David Fallows, writing in The Guardian in 2000, describes her as "marvellously musical" as a director and leader. Alfred Hickling, also in The Guardian, describes her direction as having "almost imperceptible authority".

Bury is considered to fall within the second generation of violinists performing in a historically informed manner, becoming active in the 1970s and 1980s, with Pavlo Beznosiuk, Micaela Comberti, John Holloway, Monica Huggett, Catherine Mackintosh, Ingrid Seifert, Simon Standage, Elizabeth Wallfisch and others.

==Recordings==
Her recordings as a soloist include Vivaldi's Four Seasons with both the Academy of Ancient Music and the Taverner Players, as well as Vivaldi's Concerto No. 6, Il Piacere, with the Academy of Ancient Music. Nicholas Anderson, in a Gramophone review of the Taverner Players' recording of the Four Seasons, praises Bury's ornamentation in the slow movement of the "Summer" concerto.

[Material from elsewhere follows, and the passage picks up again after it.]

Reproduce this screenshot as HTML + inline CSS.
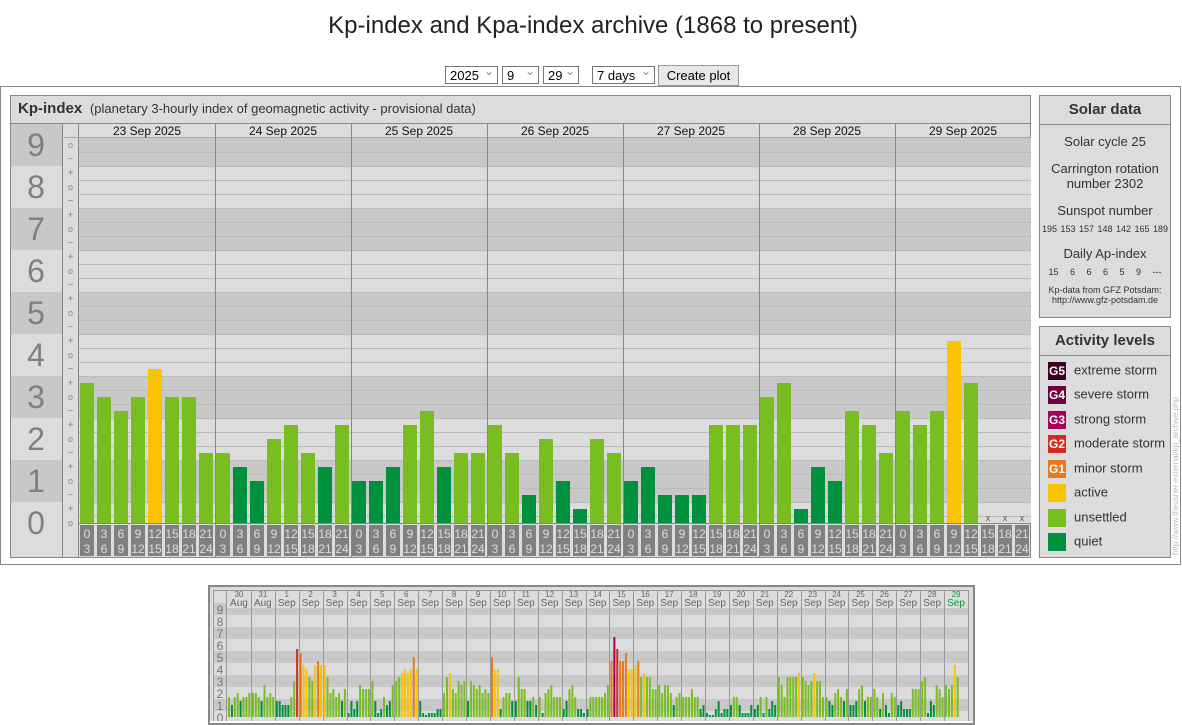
<!DOCTYPE html>
<html><head><meta charset="utf-8">
<style>
body{margin:0;width:1182px;height:721px;overflow:hidden;background:#fff;font-family:"Liberation Sans",Arial,sans-serif;position:relative}
.abs{position:absolute}
h1{position:absolute;left:0;width:1186px;top:12px;margin:0;text-align:center;font-weight:normal;font-size:24px;color:#222}
.sel{position:absolute;top:66px;height:18px;border:1px solid #777;background:#fff;font-size:13px;line-height:18px;padding-left:4px;box-sizing:border-box;color:#000}
.sel:after{content:"⌄";position:absolute;right:3px;top:-5px;color:#888;font-size:12px}
.btn{position:absolute;top:65px;left:658px;width:81px;height:21px;border:1px solid #999;background:#e8e8e8;font-size:13px;line-height:20px;text-align:center;box-sizing:border-box}
.panel{position:absolute;background:#dcdcdc;border:1px solid #888;box-sizing:border-box}
.ph{font-weight:bold;font-size:15px;color:#333;text-align:center;height:28px;line-height:28px;border-bottom:1px solid #888}
.sd{text-align:center;color:#333;font-size:13px}
.leg{position:absolute;left:8px;font-size:13px;color:#333}
.leg b{display:inline-block;width:18px;height:18px;color:#fff;font-size:12px;text-align:center;line-height:18px;vertical-align:middle;margin-right:8px}
</style></head><body>
<h1>Kp-index and Kpa-index archive (1868 to present)</h1>
<div class="sel" style="left:445px;width:53px">2025</div>
<div class="sel" style="left:502px;width:37px">9</div>
<div class="sel" style="left:543px;width:36px">29</div>
<div class="sel" style="left:592px;width:63px">7 days</div>
<div class="btn">Create plot</div>
<div class="abs" style="left:0;top:86px;width:1181px;height:479px;border:1px solid #888;box-sizing:border-box"></div>
<div class="panel" style="left:10px;top:95px;width:1021px;height:463px"></div>
<div class="abs" style="left:18px;top:100px;font-size:14px;color:#333"><b style="font-size:15px">Kp-index</b>&nbsp;&nbsp;<span style="font-size:13px">(planetary 3-hourly index of geomagnetic activity - provisional data)</span></div>
<svg id="main" class="abs" style="left:0;top:0" width="1182" height="721"></svg>

<div class="panel" style="left:1039px;top:95px;width:132px;height:223px">
<div class="ph">Solar data</div>
<div class="sd" style="margin-top:9px">Solar cycle 25</div>
<div class="sd" style="margin-top:12px;line-height:15px">Carrington rotation<br>number 2302</div>
<div class="sd" style="margin-top:12px">Sunspot number</div>
<div class="sd" style="margin-top:6px;font-size:9px;word-spacing:1px">195 153 157 148 142 165 189</div>
<div class="sd" style="margin-top:12px">Daily Ap-index</div>
<div class="sd" style="margin-top:6px;font-size:9px;word-spacing:9px">15 6 6 6 5 9 ---</div>
<div class="sd" style="margin-top:8px;font-size:9px;line-height:10px">Kp-data from GFZ Potsdam:<br>http://www.gfz-potsdam.de</div>
</div>
<div class="panel" style="left:1039px;top:326px;width:132px;height:232px">
<div class="ph">Activity levels</div>
<div class="leg" style="top:35px"><b style="background:#3d0020">G5</b>extreme storm</div>
<div class="leg" style="top:59px"><b style="background:#6e0040">G4</b>severe storm</div>
<div class="leg" style="top:84px"><b style="background:#a8005a">G3</b>strong storm</div>
<div class="leg" style="top:108px"><b style="background:#d52b1e">G2</b>moderate storm</div>
<div class="leg" style="top:133px"><b style="background:#e87a1e">G1</b>minor storm</div>
<div class="leg" style="top:157px"><b style="background:#f9c300"></b>active</div>
<div class="leg" style="top:182px"><b style="background:#78be21"></b>unsettled</div>
<div class="leg" style="top:206px"><b style="background:#00913f"></b>quiet</div>
</div>
<div class="abs" style="left:1171px;top:555px;transform:rotate(-90deg);transform-origin:0 0;font-size:8px;color:#bbb;white-space:nowrap;width:210px">http://www.theusner-external/kp_archive.php</div>

<div class="abs" style="left:208px;top:585px;width:767px;height:140px;border:2px solid #888;box-sizing:border-box;background:#fff"></div>
<svg id="small" class="abs" style="left:0;top:0" width="1182" height="721"></svg>

<script>
(function(){
var NS="http://www.w3.org/2000/svg";
function el(svg,t,a,txt){var e=document.createElementNS(NS,t);for(var k in a)e.setAttribute(k,a[k]);if(txt!==undefined)e.textContent=txt;svg.appendChild(e);return e;}
function col(t){if(t<=4)return"#00913f";if(t<=10)return"#78be21";if(t<=13)return"#f9c300";if(t<=16)return"#e87a1e";if(t<=19)return"#d52b1e";if(t<=22)return"#a8005a";if(t<=25)return"#6e0040";return"#3d0020";}
var m=document.getElementById("main");
var Y0=523,U=42;function y(k){return Y0-U*k;}
var tp,bt,k;
for(k=0;k<=9;k++){tp=Math.max(123,y(k+0.5));bt=Math.min(557,y(k-0.5));if(k==0)bt=557;
el(m,"rect",{x:11,y:tp,width:51,height:bt-tp,fill:k%2?"#c8c8c8":"#dcdcdc"});
el(m,"text",{x:36,y:y(k)+11,"text-anchor":"middle","font-size":"32","fill":"#808080"},k);}
for(k=0;k<=9;k++){tp=Math.max(137,y(k+0.5));bt=Math.min(523,y(k-0.5));
el(m,"rect",{x:79,y:tp,width:952,height:bt-tp,fill:k%2?"#c8c8c8":"#dcdcdc"});}
for(var yy=152;yy<523;yy+=14){el(m,"line",{x1:79,x2:1031,y1:yy+0.5,y2:yy+0.5,stroke:"#bababa","stroke-width":1});}
el(m,"rect",{x:62,y:123,width:17,height:434,fill:"#dcdcdc"});
el(m,"line",{x1:62.5,x2:62.5,y1:123,y2:557,stroke:"#888"});
el(m,"line",{x1:78.5,x2:78.5,y1:123,y2:557,stroke:"#888"});
el(m,"line",{x1:10,x2:1031,y1:123.5,y2:123.5,stroke:"#888"});
el(m,"line",{x1:62,x2:1031,y1:137.5,y2:137.5,stroke:"#aaa"});
for(k=0;k<=9;k++){[["+",k+1/3],["o",k],["\u2212",k-1/3]].forEach(function(p){if(p[1]>9.1||p[1]<0)return;
el(m,"text",{x:70.5,y:y(p[1])+3,"text-anchor":"middle","font-size":p[0]=="o"?"9":"10","fill":"#888"},p[0]);});}
var days=["23 Sep 2025","24 Sep 2025","25 Sep 2025","26 Sep 2025","27 Sep 2025","28 Sep 2025","29 Sep 2025"];
var data=[[10,9,8,9,11,9,9,5],[5,4,3,6,7,5,4,7],[3,3,4,7,8,4,5,5],[7,5,2,6,3,1,6,5],[3,4,2,2,2,7,7,7],[9,10,1,4,3,8,7,5],[8,7,8,13,10,-1,-1,-1]];
var hrs=["0","3","6","9","12","15","18","21","24"];
for(var d=0;d<7;d++){var x0=79+136*d;
el(m,"text",{x:x0+68,y:135,"text-anchor":"middle","font-size":"12","fill":"#111"},days[d]);
if(d>0)el(m,"line",{x1:x0+0.5,x2:x0+0.5,y1:123,y2:557,stroke:"#888"});
for(var i=0;i<8;i++){var bx=x0+1+17*i,t=data[d][i];
if(t>=0){el(m,"rect",{x:bx,y:Y0-14*t,width:14,height:14*t,fill:col(t)});}
else el(m,"text",{x:bx+7,y:521,"text-anchor":"middle","font-size":"9","fill":"#555"},"x");
el(m,"rect",{x:bx,y:525,width:14,height:31,fill:"#808080"});
el(m,"text",{x:bx+7,y:538,"text-anchor":"middle","font-size":"12","fill":"#ddd"},hrs[i]);
el(m,"text",{x:bx+7,y:553,"text-anchor":"middle","font-size":"12","fill":"#ddd"},hrs[i+1]);}}
el(m,"line",{x1:79,x2:1031,y1:523.5,y2:523.5,stroke:"#888"});

var s=document.getElementById("small");
var S0=717,SU=12;function sy(k){return S0-SU*k;}
el(s,"rect",{x:210,y:587,width:763,height:134,fill:"#dcdcdc"});
for(k=0;k<=9;k++){tp=Math.max(608,sy(k+0.5));bt=Math.min(721,sy(k-0.5));
el(s,"rect",{x:227,y:tp,width:742,height:bt-tp,fill:k%2?"#c8c8c8":"#dcdcdc"});
var t2=Math.max(597,sy(k+0.5)),b2=Math.min(721,sy(k-0.5));
el(s,"rect",{x:214,y:t2,width:13,height:b2-t2,fill:k%2?"#c8c8c8":"#dcdcdc"});
el(s,"text",{x:220,y:sy(k)+5,"text-anchor":"middle","font-size":"12","fill":"#777"},k);}
el(s,"line",{x1:213,x2:969,y1:590.5,y2:590.5,stroke:"#999"});
el(s,"line",{x1:226.5,x2:226.5,y1:590,y2:721,stroke:"#999"});
el(s,"line",{x1:968.5,x2:968.5,y1:590,y2:721,stroke:"#999"});
el(s,"line",{x1:213.5,x2:213.5,y1:590,y2:721,stroke:"#999"});
var sd=[
[5,3,5,6,4,5,5,6],[6,6,5,4,8,5,6,5],[4,4,3,3,3,5,9,17],[16,13,12,10,9,13,14,13],[13,10,6,7,5,6,4,7],
[1,4,2,4,8,7,7,7],[9,4,1,2,5,3,4,8],[9,10,11,12,11,12,15,12],[4,1,0,1,1,1,2,2],[6,10,11,7,6,9,8,9],
[4,9,8,7,8,6,7,6],[15,12,12,2,5,6,6,4],[4,10,7,7,4,4,5,3],[5,1,6,7,8,5,5,5],[2,4,7,8,5,2,2,1],
[2,5,5,5,5,5,6,8],[14,20,17,14,14,16,12,12],[13,14,10,11,10,10,7,7],[8,6,8,8,6,3,5,6],[5,5,5,7,5,5,2,3],
[1,0,0,2,4,1,2,2],[3,5,5,3,1,1,1,3],[2,3,5,1,5,2,4,3],[10,8,5,10,10,10,10,11],[10,9,8,9,11,9,9,5],
[5,4,3,6,7,5,4,7],[3,3,4,7,8,4,5,5],[7,5,2,6,3,1,6,5],[3,4,2,2,2,7,7,7],[9,10,1,4,3,8,7,5],[8,7,8,13,10,-1,-1,-1]];
var lab=[["30","Aug"],["31","Aug"]];for(var i=1;i<=29;i++)lab.push([""+i,"Sep"]);
var DW=741/31;
for(var d=0;d<31;d++){var x0=227+DW*d;
if(d>0)el(s,"line",{x1:Math.round(x0)+0.5,x2:Math.round(x0)+0.5,y1:591,y2:721,stroke:"#999"});
var c=d==30?"#0a9a3a":"#666";
el(s,"text",{x:x0+DW/2,y:597,"text-anchor":"middle","font-size":"8","fill":c},lab[d][0]);
el(s,"text",{x:x0+DW/2,y:606,"text-anchor":"middle","font-size":"10","fill":c},lab[d][1]);
for(var i=0;i<8;i++){var t=sd[d][i];if(t<0)continue;var h=Math.max(4*t,2);
el(s,"rect",{x:x0+1+i*2.9,y:S0-h,width:2,height:h,fill:col(t)});}}
})();
</script>
</body></html>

She also recorded J. S. Bach's Concerto for Two Violins twice, with Monica Huggett and the Amsterdam Baroque Orchestra, and with Elizabeth Wallfisch and the Orchestra of the Age of Enlightenment. Joseph McLellan recommends the Amsterdam Baroque Orchestra recording with Huggett in The Washington Post as an "idiomatic and well-played" period-instrument version. Timothy Day describes the version with Wallfisch as having a "gentle lilt" and minimal vibrato in the slow movement. Bury directed Bach's Brandenburg Concerto no. 3 for a 1989 recording of the set with OAE, which Allan Kozinn, in a review for The New York Times, considers one of the more successful concertos of the set.

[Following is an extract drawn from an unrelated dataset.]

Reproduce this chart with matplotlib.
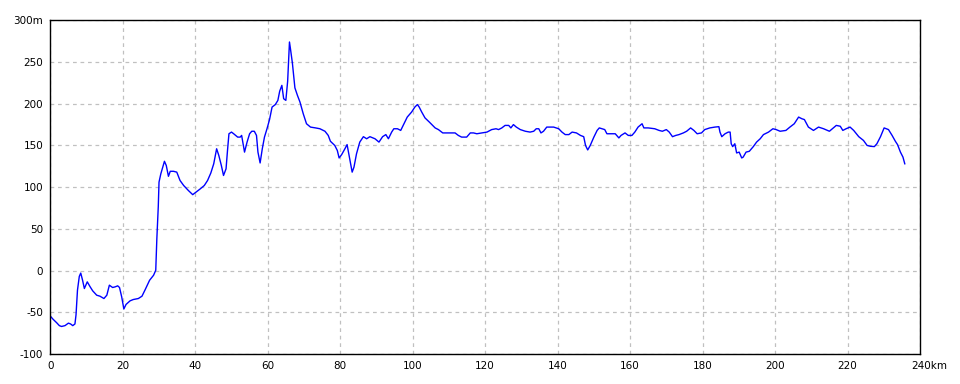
import matplotlib
matplotlib.use("Agg")
import matplotlib.pyplot as plt
import matplotlib.transforms as mtransforms

distance_km = [
    0, 0.8, 1.75, 2.5, 3.1, 4.05, 5.0, 5.6, 6.2, 6.8, 7.1, 7.5, 8.0, 8.4, 8.9, 9.4,
    10.2, 11.0, 11.7, 12.8, 13.7, 14.8, 15.6, 16.3, 17.2, 17.9, 18.6, 19.1, 19.7,
    20.3, 20.9, 22.0, 22.9, 24.3, 25.3, 26.2, 27.4, 28.5, 29.1, 29.4, 29.8, 30.0,
    30.5, 31.1, 31.5, 32.0, 32.6, 33.1, 34.0, 34.9, 35.8, 36.8, 38.1, 38.8, 39.3,
    40.5, 41.4, 42.5, 43.4, 44.3, 45.1, 45.9, 46.5, 47.2, 47.8, 48.5, 48.9, 49.3,
    50.0, 50.6, 51.7, 52.4, 52.8, 53.2, 53.6, 54.3, 55.0, 55.6, 56.3, 56.9, 57.3,
    57.9, 58.5, 59.1, 59.8, 60.5, 61.2, 62.1, 62.8, 63.3, 63.9, 64.4, 65.0, 65.5,
    66.0, 66.3, 66.8, 67.5, 68.2, 68.9, 69.8, 70.7, 71.8, 73.2, 74.4, 75.8, 76.7,
    77.3, 78.5, 79.2, 79.7, 80.4, 81.3, 81.9, 82.7, 83.3, 83.8, 84.5, 85.4, 86.4,
    87.3, 88.2, 89.6, 90.7, 91.7, 92.6, 93.3, 94.2, 94.8, 95.8, 96.7, 97.6, 98.5,
    99.7, 100.6, 101.3, 101.8, 102.5, 103.4, 104.6, 105.5, 106.2, 107.1, 108.3,
    109.9, 111.7, 112.6, 113.5, 114.9, 115.9, 116.8, 117.7, 119.1, 120.5, 121.8,
    123.0, 123.7, 124.6, 125.5, 126.5, 127.1, 127.8, 128.6, 129.7, 131.1, 132.4,
    133.4, 134.1, 134.8, 135.4, 136.1, 137.0, 138.9, 140.3, 141.2, 142.1, 143.1,
    144.0, 145.2, 146.3, 147.2, 147.7, 148.3, 149.0, 150.0, 150.9, 151.5, 152.3,
    153.0, 153.6, 154.6, 155.9, 156.9, 157.5, 158.6, 159.5, 160.5, 161.3, 162.2,
    163.3, 163.8, 165.0, 166.8, 168.0, 168.9, 170.0, 170.8, 171.7, 172.6, 173.5,
    174.7, 175.6, 176.7, 177.6, 178.5, 179.7, 180.6, 182.0, 183.4, 184.5, 184.8,
    185.3, 186.2, 187.1, 187.6, 187.9, 188.3, 188.9, 189.4, 190.1, 190.8, 191.2,
    192.0, 192.9, 194.0, 194.9, 195.9, 196.8, 198.2, 199.4, 200.3, 201.4, 203.0,
    204.1, 205.3, 206.5, 207.4, 208.1, 209.2, 210.6, 212.0, 213.4, 215.0, 216.1,
    216.9, 218.0, 218.7, 219.6, 220.7, 221.7, 223.1, 224.4, 225.4, 226.3, 227.4,
    228.1, 229.1, 230.1, 231.3, 232.3, 233.2, 233.8, 234.6, 235.3, 235.8,
]

elevation_m = [
    -54.6, -58.5, -62.5, -66, -67, -66, -63, -64, -66, -64, -53, -23.5, -7, -3, -11.5, -21.5,
    -13.5, -19.5, -24.3, -29.5, -30.7, -33.5, -29.5, -17.5, -20.3, -19.5, -18.3, -20.3, -31.5,
    -46, -40.6, -36.3, -34.7, -33.5, -30.7, -22.7, -11.6, -5.6, 0.4, 38, 77, 106,
    116, 125, 131, 126, 113, 119, 119, 118, 108, 102, 96, 93, 91,
    95, 98, 102, 108, 117, 128, 146, 138, 126, 114, 122, 144, 164,
    166, 164, 160, 160, 162, 152, 142, 154, 164, 167, 167, 162, 142,
    129, 146, 160, 170, 181, 196, 199, 204, 215, 222, 206, 204, 227,
    274, 265, 249, 219, 210, 202, 188, 176, 172, 171, 170, 167, 162,
    155, 150, 144, 135, 139, 146, 151, 132, 118, 124, 140, 154, 160.5,
    158, 160.5, 158, 154, 160.5, 163, 158, 166, 170, 170, 168, 176, 184,
    190, 196, 199, 196, 190, 183, 178, 174, 171, 169, 165,
    165, 165, 162, 160, 160, 165, 165, 164, 165, 166, 169,
    170, 169, 171, 174, 174, 171, 175, 172, 169, 167, 166,
    167, 170, 170, 165, 167, 172, 172, 170, 166, 163, 163,
    166, 165, 162, 160.5, 150, 144.6, 150, 160, 168, 171, 170,
    169, 164, 164, 164, 159, 162, 165, 162, 162, 166, 172,
    176, 171, 171, 170, 168, 167, 169, 166, 160.5, 162, 163,
    165, 167, 171, 168, 164, 165, 169, 171, 172, 172.5, 166,
    160.5, 164, 166, 166, 152, 148.6, 152, 141, 142, 135, 136,
    142, 143, 148.6, 154, 158, 163, 166, 170, 169, 167, 168,
    172, 176, 184, 182, 181, 172, 168, 172, 170, 167, 171,
    174, 173, 168, 170, 172, 168, 160.5, 156, 150, 149, 148.6,
    152, 160.5, 171, 169, 162, 155, 151, 142, 136, 128,
]

x_ticks = [0, 20, 40, 60, 80, 100, 120, 140, 160, 180, 200, 220, 240]
x_tick_labels = ["0", "20", "40", "60", "80", "100", "120", "140", "160", "180", "200", "220", "240km"]
y_ticks = [-100, -50, 0, 50, 100, 150, 200, 250, 300]
y_tick_labels = ["-100", "-50", "0", "50", "100", "150", "200", "250", "300m"]

plt.rcParams['font.family'] = ['DejaVu Sans']

fig = plt.figure(figsize=(9.6, 3.84), dpi=100)
ax = fig.add_axes([50.3 / 960, 1 - 354 / 384, (920 - 50.3) / 960, (354 - 20.3) / 384])

ax.plot(distance_km, elevation_m, color="#0000FF", linewidth=1.0)

ax.set_xlim(0, 240)
ax.set_ylim(-100, 300)
ax.set_xticks(x_ticks)
ax.set_xticklabels(x_tick_labels)
ax.set_yticks(y_ticks)
ax.set_yticklabels(y_tick_labels)
ax.tick_params(axis="both", length=0, labelsize=7.5, colors="black", pad=5)
ax.grid(True, color="#C0C0C0", linestyle=(0, (3, 3)), linewidth=0.9)
for s in ax.spines.values():
    s.set_color("black")
    s.set_linewidth(1.0)

# last x tick label: "240" centered on tick, "km" trailing
last = ax.get_xticklabels()[-1]
last.set_horizontalalignment("left")
last.set_transform(last.get_transform() + mtransforms.ScaledTranslation(-9 / 100, 0, fig.dpi_scale_trans))

fig.savefig("out.png", dpi=100, facecolor="white")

As a chamber musician, Bury recorded Handel's Trio Sonatas for two violins with John Holloway of L'École d'Orphée (1985), and Corelli's Trio Sonatas for two violins with Huggett. A reviewer of the latter for Gramophone considers Bury to make a "deft" second violin, but comments that "her playing is not so sensuously charged" at that of Huggett.

==Personal life==
Bury is married to Richard Earle, an oboist with OAE. As of 2024, she lives in Lewes, East Sussex.